Within the family we sought the guilty party. The German shepherd was eliminated from consideration. His owners, friends of my parents, said he was "really messed up" by the fireworks on New Year's Eve. The dog was doubly lucky: he'd bitten me 1) in the geographical epicenter of German-shepherd-worship (Flachgau); and 2) at the end of the twentieth century, historically speaking the Golden Age of dog lovers in Austria. He was not put to sleep. The owners, who were "totally distraught" by the incident, brought me some chocolate. I didn't eat it. The only thing I could eat was porridge.

I forgave the doctor, but not the dog owners; my timid parents didn't even push through any reparations for my pain and suffering. At some point I found out that the Chinese eat dogs. I wanted to do that too! Heck, I even ate factory-farmed meat, even though I'd never been bitten by a cow.

Slaughtering dogs is cruel and unusual? Just don't watch! I had hundreds of chickens on my conscience, and dozens of pigs. Some little mutt wouldn't make much difference in this balance sheet of terrors!

Twenty-four years later Mr. Zhang was driving me through China. I asked whether a meal of dog was a possibility. Zhang's eyes lit up: "Must be ordered in advance!" Even in China, he said, that meant breaking taboos. His own wife shuddered in disgust. She often said: "If you eat dog, you're a pighead." She considered Zhang extremely uncivilized. The new China didn't have much use for nostalgia. Chicken feet were out of fashion. "Dog meat better than Viagra," Zhang gushed, "you will stay three days in hotel room, because otherwise sexual energy too high!" He got on the phone and finagled some dog.

A restaurant in the small town of Chengde: "Family has now killed dog," Zhang translated for the waitress.

She brought a stewpot — with dates, garlic, chili pepper, angel hair noodles, and onions, mixed with pieces of meat from man's best friend.

"What breed?" I asked. "Very young edible dog," Zhang said quite matter-of-factly. "Chew slow, pet energy is very high!"

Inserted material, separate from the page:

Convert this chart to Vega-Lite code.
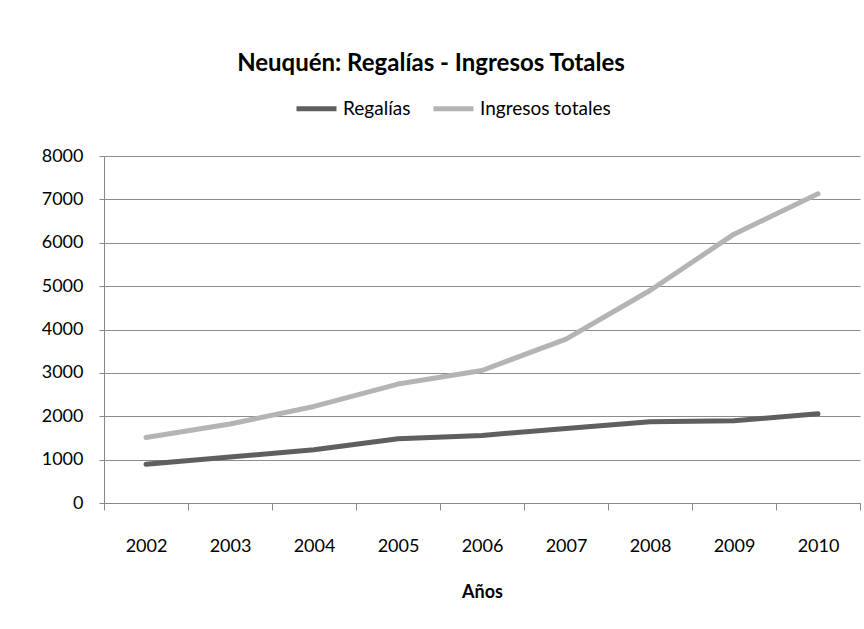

I expected tough, stringy meat, but it was soft, tender, bright pink. The dog turned out to be one of the great culinary experiences of my life. "Up to three days afterward," Zhang prophesied, "everything stays strong for the man."

Late in the evening, my hotel phone rang. "Mister Martin? Chinese girl massage on room?" asked a piercing female voice. Everything about me was strong. But I didn't dare to say yes.

Incidentally, the German shepherd that bit me in Berndorf in 1980 was put to sleep after all. In 1981 he attacked a woman and seriously injured her. Then there were no more excuses.